What to produce
Repeat each line of the material below exactly as it appears, minus any pictures.

Recorded data
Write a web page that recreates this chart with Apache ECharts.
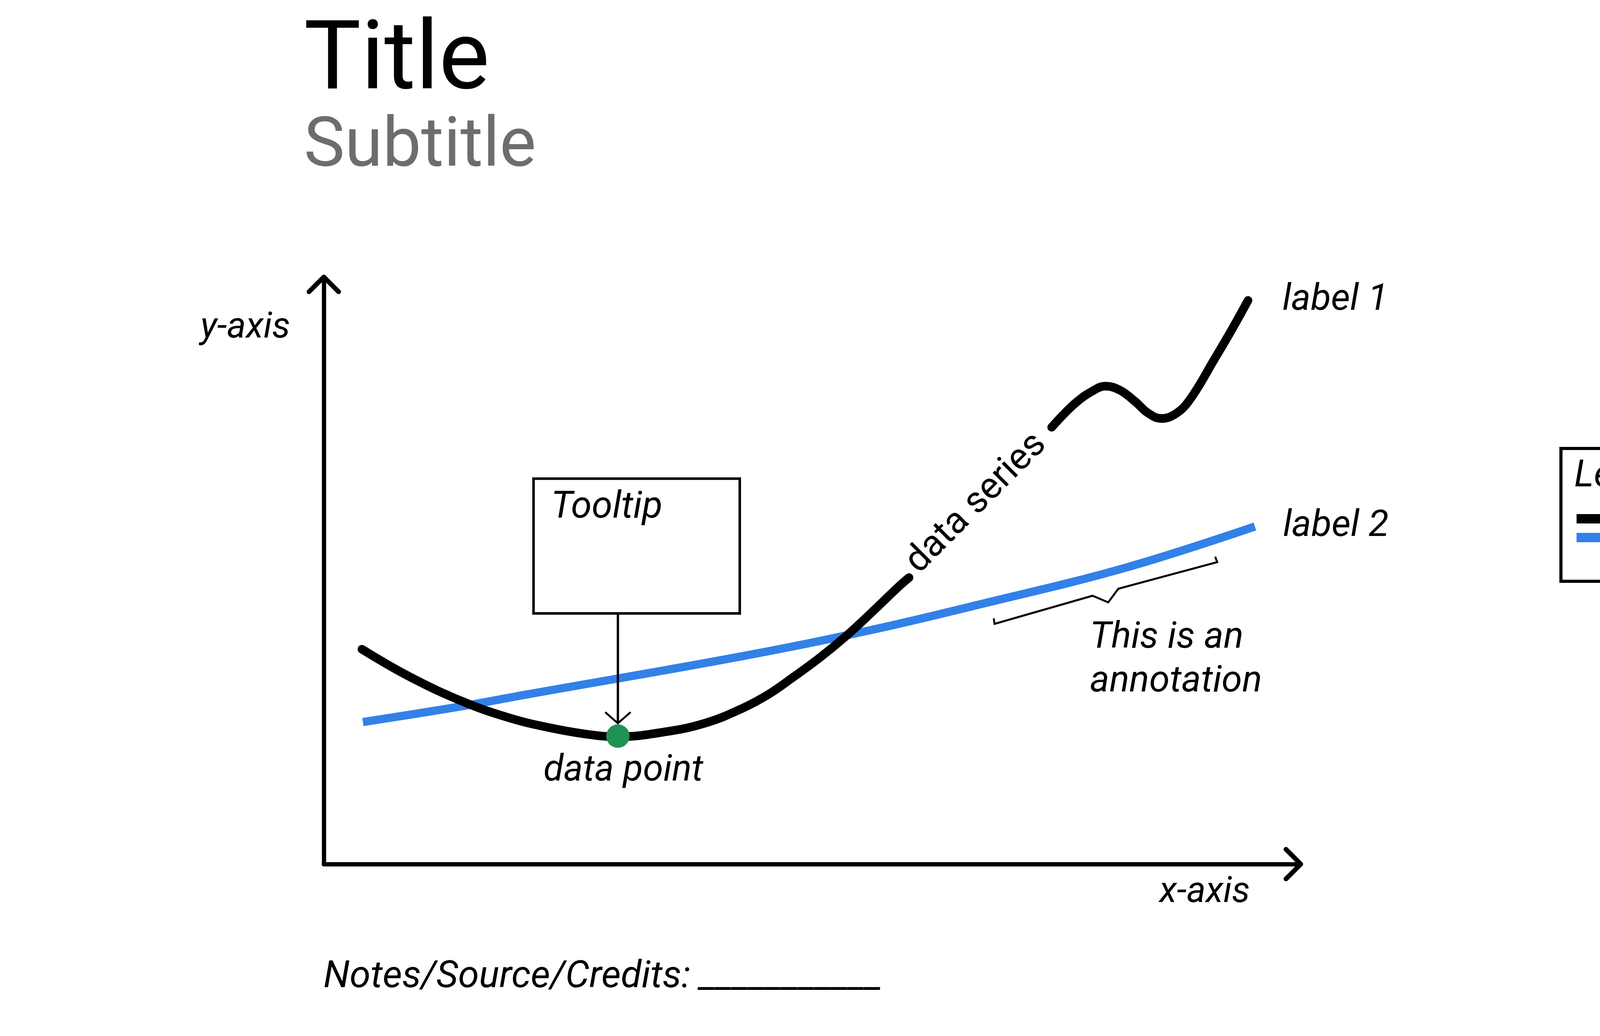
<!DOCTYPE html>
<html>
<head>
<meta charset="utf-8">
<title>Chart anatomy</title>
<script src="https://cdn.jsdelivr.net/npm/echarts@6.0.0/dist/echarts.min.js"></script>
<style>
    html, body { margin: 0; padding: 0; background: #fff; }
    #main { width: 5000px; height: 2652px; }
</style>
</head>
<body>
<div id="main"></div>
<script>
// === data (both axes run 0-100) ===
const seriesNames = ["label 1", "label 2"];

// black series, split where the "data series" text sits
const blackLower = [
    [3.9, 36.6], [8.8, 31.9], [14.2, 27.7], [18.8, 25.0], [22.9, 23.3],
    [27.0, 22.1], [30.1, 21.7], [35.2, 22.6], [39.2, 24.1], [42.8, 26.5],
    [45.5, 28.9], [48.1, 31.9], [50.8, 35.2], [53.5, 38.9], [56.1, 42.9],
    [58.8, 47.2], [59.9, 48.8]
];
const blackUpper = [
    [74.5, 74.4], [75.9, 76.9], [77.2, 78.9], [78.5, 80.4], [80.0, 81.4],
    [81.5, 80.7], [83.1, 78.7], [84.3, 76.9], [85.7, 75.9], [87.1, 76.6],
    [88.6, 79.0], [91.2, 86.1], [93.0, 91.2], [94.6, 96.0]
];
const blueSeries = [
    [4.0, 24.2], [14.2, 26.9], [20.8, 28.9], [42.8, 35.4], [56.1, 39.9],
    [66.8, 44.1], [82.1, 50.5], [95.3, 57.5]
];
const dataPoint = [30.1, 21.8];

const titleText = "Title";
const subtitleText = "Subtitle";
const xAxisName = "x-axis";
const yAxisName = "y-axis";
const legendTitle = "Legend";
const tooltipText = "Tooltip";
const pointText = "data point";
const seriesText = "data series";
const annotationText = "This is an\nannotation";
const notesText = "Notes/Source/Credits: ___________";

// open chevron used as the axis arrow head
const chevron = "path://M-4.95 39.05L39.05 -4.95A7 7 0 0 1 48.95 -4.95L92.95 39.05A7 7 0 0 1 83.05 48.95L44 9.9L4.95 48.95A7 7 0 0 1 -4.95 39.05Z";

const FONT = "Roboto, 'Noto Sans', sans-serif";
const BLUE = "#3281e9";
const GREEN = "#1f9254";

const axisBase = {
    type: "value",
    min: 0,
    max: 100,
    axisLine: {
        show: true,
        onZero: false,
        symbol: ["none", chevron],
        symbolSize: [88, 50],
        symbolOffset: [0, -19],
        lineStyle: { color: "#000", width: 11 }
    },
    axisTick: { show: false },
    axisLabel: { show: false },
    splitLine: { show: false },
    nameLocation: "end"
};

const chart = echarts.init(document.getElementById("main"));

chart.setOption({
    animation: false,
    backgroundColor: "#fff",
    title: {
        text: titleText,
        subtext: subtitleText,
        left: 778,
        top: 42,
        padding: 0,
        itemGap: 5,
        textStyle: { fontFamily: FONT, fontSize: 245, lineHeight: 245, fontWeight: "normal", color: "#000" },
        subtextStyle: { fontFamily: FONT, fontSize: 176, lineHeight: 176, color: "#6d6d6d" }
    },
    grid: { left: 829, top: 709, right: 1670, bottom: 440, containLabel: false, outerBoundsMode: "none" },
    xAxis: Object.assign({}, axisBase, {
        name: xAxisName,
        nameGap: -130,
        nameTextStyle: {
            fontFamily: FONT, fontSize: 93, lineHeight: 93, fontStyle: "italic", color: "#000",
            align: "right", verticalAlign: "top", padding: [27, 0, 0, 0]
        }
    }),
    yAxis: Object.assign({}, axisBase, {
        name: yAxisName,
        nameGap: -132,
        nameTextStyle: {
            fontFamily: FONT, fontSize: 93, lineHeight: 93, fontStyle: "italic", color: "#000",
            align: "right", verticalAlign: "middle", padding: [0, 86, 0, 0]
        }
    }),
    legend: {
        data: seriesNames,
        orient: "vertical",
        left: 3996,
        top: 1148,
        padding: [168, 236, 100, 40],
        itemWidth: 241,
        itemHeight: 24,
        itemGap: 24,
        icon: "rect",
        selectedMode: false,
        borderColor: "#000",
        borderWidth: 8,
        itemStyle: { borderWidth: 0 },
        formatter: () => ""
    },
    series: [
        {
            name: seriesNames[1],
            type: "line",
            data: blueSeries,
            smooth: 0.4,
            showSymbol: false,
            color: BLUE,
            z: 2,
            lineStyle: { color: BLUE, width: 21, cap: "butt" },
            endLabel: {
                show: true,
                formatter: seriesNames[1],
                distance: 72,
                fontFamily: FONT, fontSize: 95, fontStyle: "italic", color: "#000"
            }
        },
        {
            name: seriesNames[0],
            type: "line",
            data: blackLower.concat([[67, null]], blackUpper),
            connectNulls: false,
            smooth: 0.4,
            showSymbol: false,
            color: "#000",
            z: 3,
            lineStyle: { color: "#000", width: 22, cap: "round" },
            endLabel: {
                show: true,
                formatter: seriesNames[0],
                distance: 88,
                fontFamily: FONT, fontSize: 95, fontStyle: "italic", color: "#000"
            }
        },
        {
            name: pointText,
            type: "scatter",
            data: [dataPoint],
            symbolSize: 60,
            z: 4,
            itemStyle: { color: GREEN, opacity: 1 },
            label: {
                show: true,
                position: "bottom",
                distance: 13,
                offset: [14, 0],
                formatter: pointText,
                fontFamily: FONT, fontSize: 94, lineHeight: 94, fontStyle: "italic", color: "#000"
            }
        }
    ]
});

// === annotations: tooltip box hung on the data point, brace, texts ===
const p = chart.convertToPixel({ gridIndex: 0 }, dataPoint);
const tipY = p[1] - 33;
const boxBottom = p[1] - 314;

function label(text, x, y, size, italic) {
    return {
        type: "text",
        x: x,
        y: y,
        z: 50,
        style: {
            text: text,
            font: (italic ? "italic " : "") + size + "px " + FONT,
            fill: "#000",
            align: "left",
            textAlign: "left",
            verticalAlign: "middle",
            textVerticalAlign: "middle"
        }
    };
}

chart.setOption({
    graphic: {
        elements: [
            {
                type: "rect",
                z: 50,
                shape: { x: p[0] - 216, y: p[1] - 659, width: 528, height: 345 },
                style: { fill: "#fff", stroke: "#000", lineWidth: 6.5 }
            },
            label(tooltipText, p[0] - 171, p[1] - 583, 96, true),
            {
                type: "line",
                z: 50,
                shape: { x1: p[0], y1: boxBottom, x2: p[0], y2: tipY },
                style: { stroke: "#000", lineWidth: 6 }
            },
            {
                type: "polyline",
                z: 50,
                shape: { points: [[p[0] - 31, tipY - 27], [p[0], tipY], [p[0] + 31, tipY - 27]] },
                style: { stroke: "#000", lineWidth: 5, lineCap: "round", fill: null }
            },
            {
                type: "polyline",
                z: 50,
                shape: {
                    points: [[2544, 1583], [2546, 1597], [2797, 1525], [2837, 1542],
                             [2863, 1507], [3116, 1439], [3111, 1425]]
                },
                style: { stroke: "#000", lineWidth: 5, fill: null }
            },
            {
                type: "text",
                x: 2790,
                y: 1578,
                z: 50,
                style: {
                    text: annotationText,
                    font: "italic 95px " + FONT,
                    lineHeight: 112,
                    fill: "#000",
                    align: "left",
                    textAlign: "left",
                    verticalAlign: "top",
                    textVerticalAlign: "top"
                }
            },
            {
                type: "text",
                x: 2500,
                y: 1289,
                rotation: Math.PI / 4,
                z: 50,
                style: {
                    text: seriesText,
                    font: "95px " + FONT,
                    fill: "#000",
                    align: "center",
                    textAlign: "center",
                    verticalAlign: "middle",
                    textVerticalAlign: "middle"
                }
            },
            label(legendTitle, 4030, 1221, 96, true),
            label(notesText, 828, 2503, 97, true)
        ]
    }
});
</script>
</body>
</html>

Response to this task
Write a web page that recreates this chart with Apache ECharts.
<!DOCTYPE html>
<html>
<head>
<meta charset="utf-8">
<title>Chart anatomy</title>
<script src="https://cdn.jsdelivr.net/npm/echarts@6.0.0/dist/echarts.min.js"></script>
<style>
    html, body { margin: 0; padding: 0; background: #fff; }
    #main { width: 5000px; height: 2652px; }
</style>
</head>
<body>
<div id="main"></div>
<script>
// === data (both axes run 0-100) ===
const seriesNames = ["label 1", "label 2"];

// black series, split where the "data series" text sits
const blackLower = [
    [3.9, 36.6], [8.8, 31.9], [14.2, 27.7], [18.8, 25.0], [22.9, 23.3],
    [27.0, 22.1], [30.1, 21.7], [35.2, 22.6], [39.2, 24.1], [42.8, 26.5],
    [45.5, 28.9], [48.1, 31.9], [50.8, 35.2], [53.5, 38.9], [56.1, 42.9],
    [58.8, 47.2], [59.9, 48.8]
];
const blackUpper = [
    [74.5, 74.4], [75.9, 76.9], [77.2, 78.9], [78.5, 80.4], [80.0, 81.4],
    [81.5, 80.7], [83.1, 78.7], [84.3, 76.9], [85.7, 75.9], [87.1, 76.6],
    [88.6, 79.0], [91.2, 86.1], [93.0, 91.2], [94.6, 96.0]
];
const blueSeries = [
    [4.0, 24.2], [14.2, 26.9], [20.8, 28.9], [42.8, 35.4], [56.1, 39.9],
    [66.8, 44.1], [82.1, 50.5], [95.3, 57.5]
];
const dataPoint = [30.1, 21.8];

const titleText = "Title";
const subtitleText = "Subtitle";
const xAxisName = "x-axis";
const yAxisName = "y-axis";
const legendTitle = "Legend";
const tooltipText = "Tooltip";
const pointText = "data point";
const seriesText = "data series";
const annotationText = "This is an\nannotation";
const notesText = "Notes/Source/Credits: ___________";

// open chevron used as the axis arrow head
const chevron = "path://M-4.95 39.05L39.05 -4.95A7 7 0 0 1 48.95 -4.95L92.95 39.05A7 7 0 0 1 83.05 48.95L44 9.9L4.95 48.95A7 7 0 0 1 -4.95 39.05Z";

const FONT = "Roboto, 'Noto Sans', sans-serif";
const BLUE = "#3281e9";
const GREEN = "#1f9254";

const axisBase = {
    type: "value",
    min: 0,
    max: 100,
    axisLine: {
        show: true,
        onZero: false,
        symbol: ["none", chevron],
        symbolSize: [88, 50],
        symbolOffset: [0, -19],
        lineStyle: { color: "#000", width: 11 }
    },
    axisTick: { show: false },
    axisLabel: { show: false },
    splitLine: { show: false },
    nameLocation: "end"
};

const chart = echarts.init(document.getElementById("main"));

chart.setOption({
    animation: false,
    backgroundColor: "#fff",
    title: {
        text: titleText,
        subtext: subtitleText,
        left: 778,
        top: 42,
        padding: 0,
        itemGap: 5,
        textStyle: { fontFamily: FONT, fontSize: 245, lineHeight: 245, fontWeight: "normal", color: "#000" },
        subtextStyle: { fontFamily: FONT, fontSize: 176, lineHeight: 176, color: "#6d6d6d" }
    },
    grid: { left: 829, top: 709, right: 1670, bottom: 440, containLabel: false, outerBoundsMode: "none" },
    xAxis: Object.assign({}, axisBase, {
        name: xAxisName,
        nameGap: -130,
        nameTextStyle: {
            fontFamily: FONT, fontSize: 93, lineHeight: 93, fontStyle: "italic", color: "#000",
            align: "right", verticalAlign: "top", padding: [27, 0, 0, 0]
        }
    }),
    yAxis: Object.assign({}, axisBase, {
        name: yAxisName,
        nameGap: -132,
        nameTextStyle: {
            fontFamily: FONT, fontSize: 93, lineHeight: 93, fontStyle: "italic", color: "#000",
            align: "right", verticalAlign: "middle", padding: [0, 86, 0, 0]
        }
    }),
    legend: {
        data: seriesNames,
        orient: "vertical",
        left: 3996,
        top: 1148,
        padding: [168, 236, 100, 40],
        itemWidth: 241,
        itemHeight: 24,
        itemGap: 24,
        icon: "rect",
        selectedMode: false,
        borderColor: "#000",
        borderWidth: 8,
        itemStyle: { borderWidth: 0 },
        formatter: () => ""
    },
    series: [
        {
            name: seriesNames[1],
            type: "line",
            data: blueSeries,
            smooth: 0.4,
            showSymbol: false,
            color: BLUE,
            z: 2,
            lineStyle: { color: BLUE, width: 21, cap: "butt" },
            endLabel: {
                show: true,
                formatter: seriesNames[1],
                distance: 72,
                fontFamily: FONT, fontSize: 95, fontStyle: "italic", color: "#000"
            }
        },
        {
            name: seriesNames[0],
            type: "line",
            data: blackLower.concat([[67, null]], blackUpper),
            connectNulls: false,
            smooth: 0.4,
            showSymbol: false,
            color: "#000",
            z: 3,
            lineStyle: { color: "#000", width: 22, cap: "round" },
            endLabel: {
                show: true,
                formatter: seriesNames[0],
                distance: 88,
                fontFamily: FONT, fontSize: 95, fontStyle: "italic", color: "#000"
            }
        },
        {
            name: pointText,
            type: "scatter",
            data: [dataPoint],
            symbolSize: 60,
            z: 4,
            itemStyle: { color: GREEN, opacity: 1 },
            label: {
                show: true,
                position: "bottom",
                distance: 13,
                offset: [14, 0],
                formatter: pointText,
                fontFamily: FONT, fontSize: 94, lineHeight: 94, fontStyle: "italic", color: "#000"
            }
        }
    ]
});

// === annotations: tooltip box hung on the data point, brace, texts ===
const p = chart.convertToPixel({ gridIndex: 0 }, dataPoint);
const tipY = p[1] - 33;
const boxBottom = p[1] - 314;

function label(text, x, y, size, italic) {
    return {
        type: "text",
        x: x,
        y: y,
        z: 50,
        style: {
            text: text,
            font: (italic ? "italic " : "") + size + "px " + FONT,
            fill: "#000",
            align: "left",
            textAlign: "left",
            verticalAlign: "middle",
            textVerticalAlign: "middle"
        }
    };
}

chart.setOption({
    graphic: {
        elements: [
            {
                type: "rect",
                z: 50,
                shape: { x: p[0] - 216, y: p[1] - 659, width: 528, height: 345 },
                style: { fill: "#fff", stroke: "#000", lineWidth: 6.5 }
            },
            label(tooltipText, p[0] - 171, p[1] - 583, 96, true),
            {
                type: "line",
                z: 50,
                shape: { x1: p[0], y1: boxBottom, x2: p[0], y2: tipY },
                style: { stroke: "#000", lineWidth: 6 }
            },
            {
                type: "polyline",
                z: 50,
                shape: { points: [[p[0] - 31, tipY - 27], [p[0], tipY], [p[0] + 31, tipY - 27]] },
                style: { stroke: "#000", lineWidth: 5, lineCap: "round", fill: null }
            },
            {
                type: "polyline",
                z: 50,
                shape: {
                    points: [[2544, 1583], [2546, 1597], [2797, 1525], [2837, 1542],
                             [2863, 1507], [3116, 1439], [3111, 1425]]
                },
                style: { stroke: "#000", lineWidth: 5, fill: null }
            },
            {
                type: "text",
                x: 2790,
                y: 1578,
                z: 50,
                style: {
                    text: annotationText,
                    font: "italic 95px " + FONT,
                    lineHeight: 112,
                    fill: "#000",
                    align: "left",
                    textAlign: "left",
                    verticalAlign: "top",
                    textVerticalAlign: "top"
                }
            },
            {
                type: "text",
                x: 2500,
                y: 1289,
                rotation: Math.PI / 4,
                z: 50,
                style: {
                    text: seriesText,
                    font: "95px " + FONT,
                    fill: "#000",
                    align: "center",
                    textAlign: "center",
                    verticalAlign: "middle",
                    textVerticalAlign: "middle"
                }
            },
            label(legendTitle, 4030, 1221, 96, true),
            label(notesText, 828, 2503, 97, true)
        ]
    }
});
</script>
</body>
</html>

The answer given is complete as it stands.